--- Provided records ---
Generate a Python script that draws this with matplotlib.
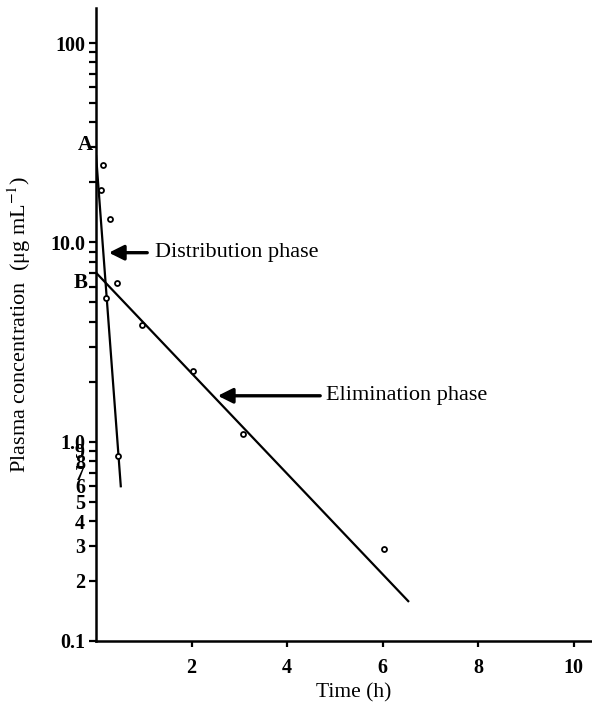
import matplotlib
matplotlib.use("Agg")
import matplotlib.pyplot as plt
from matplotlib.ticker import FixedLocator, FixedFormatter

plt.rcParams['font.family'] = ['Liberation Serif', 'DejaVu Serif']
plt.rcParams['mathtext.fontset'] = 'stix'

# Observed plasma concentrations
time_h = [0.10, 0.15, 0.21, 0.29, 0.43, 0.47, 0.96, 2.04, 3.07, 6.02]
conc = [18.3, 24.5, 5.26, 13.1, 6.28, 0.85, 3.85, 2.26, 1.09, 0.29]

# Fitted lines (distribution and elimination phases)
dist_t = [0.0, 0.52]
dist_c = [27.5, 0.59]
elim_t = [0.0, 6.55]
elim_c = [7.05, 0.157]

# Axis ticks
x_ticks = [2, 4, 6, 8, 10]
x_labels = ['2', '4', '6', '8', '10']
y_major = [0.1, 1, 10, 100]
y_major_labels = ['0.1', '1.0', '10.0', '100']
y_minor = [0.2, 0.3, 0.4, 0.5, 0.6, 0.7, 0.8, 0.9,
           2, 3, 4, 5, 6, 7, 8, 9,
           20, 30, 40, 50, 60, 70, 80, 90]
y_minor_labels = ['2', '3', '4', '5', '6', '7', '8', '9'] + [''] * 16

fig = plt.figure(figsize=(5.92, 7.04), dpi=100)
ax = fig.add_axes([0.1622, 0.0895, 0.8378, 0.8991])

ax.plot(dist_t, dist_c, color='black', lw=1.6, solid_capstyle='butt')
ax.plot(elim_t, elim_c, color='black', lw=1.6, solid_capstyle='butt')
ax.plot(time_h, conc, linestyle='none', marker='o', markersize=3.6,
        markerfacecolor='white', markeredgecolor='black', markeredgewidth=1.3)

ax.set_yscale('log')
ax.set_xlim(0, 10.38)
ax.set_ylim(0.1, 150)

ax.yaxis.set_major_locator(FixedLocator(y_major))
ax.yaxis.set_major_formatter(FixedFormatter(y_major_labels))
ax.yaxis.set_minor_locator(FixedLocator(y_minor))
ax.yaxis.set_minor_formatter(FixedFormatter(y_minor_labels))
ax.xaxis.set_major_locator(FixedLocator(x_ticks))
ax.xaxis.set_major_formatter(FixedFormatter(x_labels))

for s in ['top', 'right']:
    ax.spines[s].set_visible(False)
for s in ['left', 'bottom']:
    ax.spines[s].set_linewidth(1.8)

ax.tick_params(axis='y', which='both', direction='out', length=5, width=1.6,
               labelsize=14.5, pad=3)
ax.tick_params(axis='x', which='both', direction='out', length=4, width=1.6,
               labelsize=14.5, pad=8)
for lab in ax.get_yticklabels(which='both') + ax.get_xticklabels():
    lab.set_fontweight('bold')

ax.set_xlabel('Time (h)', fontsize=15.5)
ax.xaxis.set_label_coords(0.52, -0.067)
ax.set_ylabel('Plasma concentration  (μg mL$^{-1}$)', fontsize=16)
ax.yaxis.set_label_coords(-0.128, 0.5)

# Annotations
ax.annotate('', xy=(0.21, 8.88), xytext=(1.13, 8.88),
            arrowprops=dict(arrowstyle='-|>,head_length=0.9,head_width=0.45',
                            color='black', lw=2.4))
ax.text(1.23, 8.88, 'Distribution phase', fontsize=16, va='center', ha='left')
ax.annotate('', xy=(2.49, 1.70), xytext=(4.75, 1.70),
            arrowprops=dict(arrowstyle='-|>,head_length=0.9,head_width=0.45',
                            color='black', lw=2.4))
ax.text(4.82, 1.70, 'Elimination phase', fontsize=16, va='center', ha='left')

ax.text(-0.23, 30.8, 'A', fontsize=15, fontweight='bold', ha='center',
        va='center', clip_on=False)
ax.text(-0.33, 6.26, 'B', fontsize=15, fontweight='bold', ha='center',
        va='center', clip_on=False)

fig.savefig('out.png', dpi=100)
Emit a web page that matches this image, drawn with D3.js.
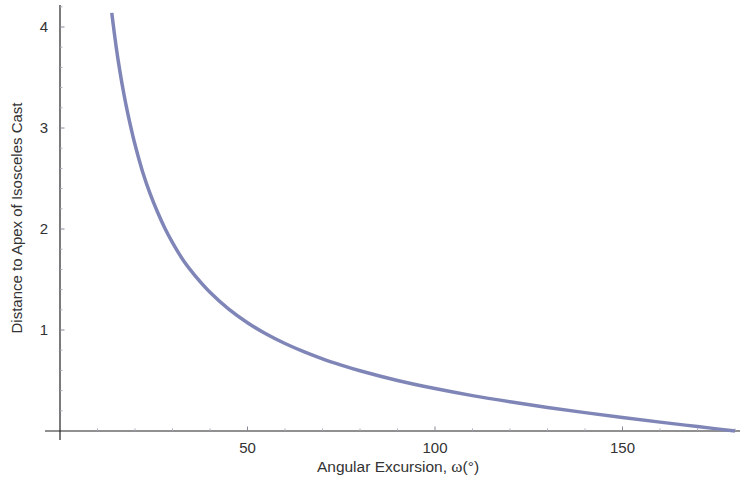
<!DOCTYPE html>
<meta charset="utf-8">
<style>
    body { margin: 0; background: #fff; }
    text { font-family: "Liberation Sans", Arial, sans-serif; fill: #333; }
</style>
<svg width="740" height="482"></svg>
<script src="https://d3js.org/d3.v7.min.js"></script>
<script>

    // angle in degrees, distance
    var omega = [13.8, 15, 16, 17, 18, 19, 20, 22, 24, 26, 28, 30, 33, 36, 40, 45, 50, 55, 60, 65, 70, 75, 80, 90, 100, 110, 120, 130, 140, 150, 160, 170, 180];
    var distance = [4.14, 3.798, 3.556, 3.344, 3.157, 2.99, 2.836, 2.57, 2.352, 2.168, 2.005, 1.866, 1.683, 1.539, 1.374, 1.207, 1.072, 0.96, 0.866, 0.785, 0.714, 0.652, 0.596, 0.5, 0.42, 0.35, 0.289, 0.233, 0.182, 0.134, 0.088, 0.044, 0];
    var xTicks = [50, 100, 150];
    var yTicks = [1, 2, 3, 4];

    var svg = d3.select("svg");

    var x = d3.scaleLinear().domain([0, 180]).range([60, 735]);
    var y = d3.scaleLinear().domain([0, 4]).range([431, 27]);

    var points = omega.map(function (d, i) { return [d, distance[i]]; });

    // axis lines
    svg.append("line")
        .attr("x1", 45).attr("x2", 740)
        .attr("y1", y(0)).attr("y2", y(0))
        .attr("stroke", "#222").attr("stroke-width", 1.2);
    svg.append("line")
        .attr("x1", x(0)).attr("x2", x(0))
        .attr("y1", 5).attr("y2", 440)
        .attr("stroke", "#222").attr("stroke-width", 1.2);

    // minor ticks
    svg.append("g").selectAll("line")
        .data(d3.range(10, 181, 10).filter(function (d) { return d % 50 !== 0; }))
        .enter().append("line")
        .attr("x1", function (d) { return x(d); })
        .attr("x2", function (d) { return x(d); })
        .attr("y1", y(0)).attr("y2", y(0) - 2.5)
        .attr("stroke", "#aab");
    svg.append("g").selectAll("line")
        .data(d3.range(0.2, 4.25, 0.2).filter(function (d) { return Math.abs(d - Math.round(d)) > 0.01; }))
        .enter().append("line")
        .attr("x1", x(0)).attr("x2", x(0) + 2.5)
        .attr("y1", function (d) { return y(d); })
        .attr("y2", function (d) { return y(d); })
        .attr("stroke", "#aab");

    // major ticks + labels
    var gx = svg.append("g");
    gx.selectAll("line").data(xTicks).enter().append("line")
        .attr("x1", function (d) { return x(d); })
        .attr("x2", function (d) { return x(d); })
        .attr("y1", y(0)).attr("y2", y(0) - 4.5)
        .attr("stroke", "#889");
    gx.selectAll("text").data(xTicks).enter().append("text")
        .attr("x", function (d) { return x(d); })
        .attr("y", 453)
        .attr("text-anchor", "middle")
        .attr("font-size", "15px")
        .text(function (d) { return d; });

    var gy = svg.append("g");
    gy.selectAll("line").data(yTicks).enter().append("line")
        .attr("x1", x(0)).attr("x2", x(0) + 4.5)
        .attr("y1", function (d) { return y(d); })
        .attr("y2", function (d) { return y(d); })
        .attr("stroke", "#889");
    gy.selectAll("text").data(yTicks).enter().append("text")
        .attr("x", 48)
        .attr("y", function (d) { return y(d) + 5; })
        .attr("text-anchor", "end")
        .attr("font-size", "15px")
        .text(function (d) { return d; });

    // axis titles
    var xt = svg.append("text")
        .attr("x", 398).attr("y", 472)
        .attr("text-anchor", "middle")
        .attr("font-size", "15.5px");
    xt.append("tspan").text("Angular Excursion, ");
    xt.append("tspan").attr("font-family", "'Liberation Serif', serif").attr("font-size", "17px").text("ω");
    xt.append("tspan").text("(°)");

    svg.append("text")
        .attr("transform", "translate(22,218) rotate(-90)")
        .attr("text-anchor", "middle")
        .attr("font-size", "15px")
        .text("Distance to Apex of Isosceles Cast");

    // curve
    svg.append("path")
        .datum(points)
        .attr("fill", "none")
        .attr("stroke", "#7f86b7")
        .attr("stroke-width", 3.5)
        .attr("d", d3.line()
            .x(function (d) { return x(d[0]); })
            .y(function (d) { return y(d[1]); })
            .curve(d3.curveCatmullRom.alpha(0.5)));

</script>
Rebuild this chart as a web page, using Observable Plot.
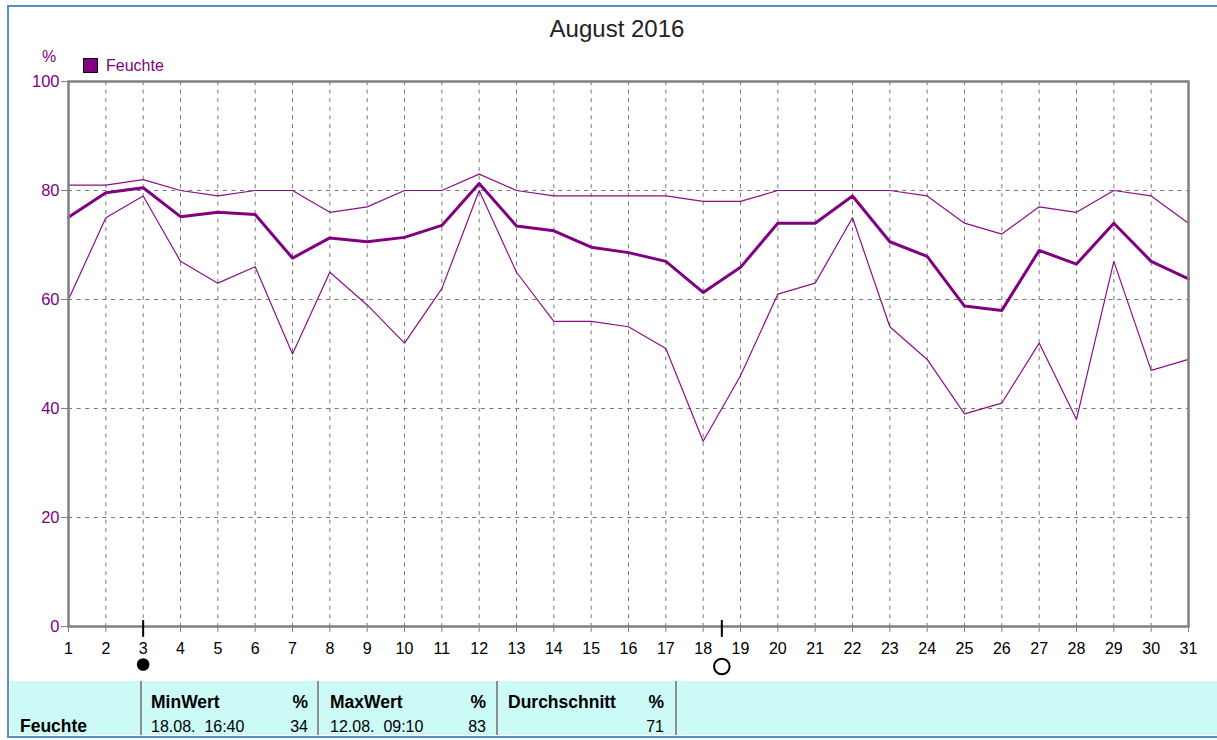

--- Problem details ---
Without the pictures, copy the entries from their first line through the line containing "ax = fig.add_axes([0.1622, 0.0895, 0.8378, 0.8991])", and only those lines.

--- Problem solution ---
Generate a Python script that draws this with matplotlib.
import matplotlib
matplotlib.use("Agg")
import matplotlib.pyplot as plt
from matplotlib.ticker import FixedLocator, FixedFormatter

plt.rcParams['font.family'] = ['Liberation Serif', 'DejaVu Serif']
plt.rcParams['mathtext.fontset'] = 'stix'

# Observed plasma concentrations
time_h = [0.10, 0.15, 0.21, 0.29, 0.43, 0.47, 0.96, 2.04, 3.07, 6.02]
conc = [18.3, 24.5, 5.26, 13.1, 6.28, 0.85, 3.85, 2.26, 1.09, 0.29]

# Fitted lines (distribution and elimination phases)
dist_t = [0.0, 0.52]
dist_c = [27.5, 0.59]
elim_t = [0.0, 6.55]
elim_c = [7.05, 0.157]

# Axis ticks
x_ticks = [2, 4, 6, 8, 10]
x_labels = ['2', '4', '6', '8', '10']
y_major = [0.1, 1, 10, 100]
y_major_labels = ['0.1', '1.0', '10.0', '100']
y_minor = [0.2, 0.3, 0.4, 0.5, 0.6, 0.7, 0.8, 0.9,
           2, 3, 4, 5, 6, 7, 8, 9,
           20, 30, 40, 50, 60, 70, 80, 90]
y_minor_labels = ['2', '3', '4', '5', '6', '7', '8', '9'] + [''] * 16

fig = plt.figure(figsize=(5.92, 7.04), dpi=100)
ax = fig.add_axes([0.1622, 0.0895, 0.8378, 0.8991])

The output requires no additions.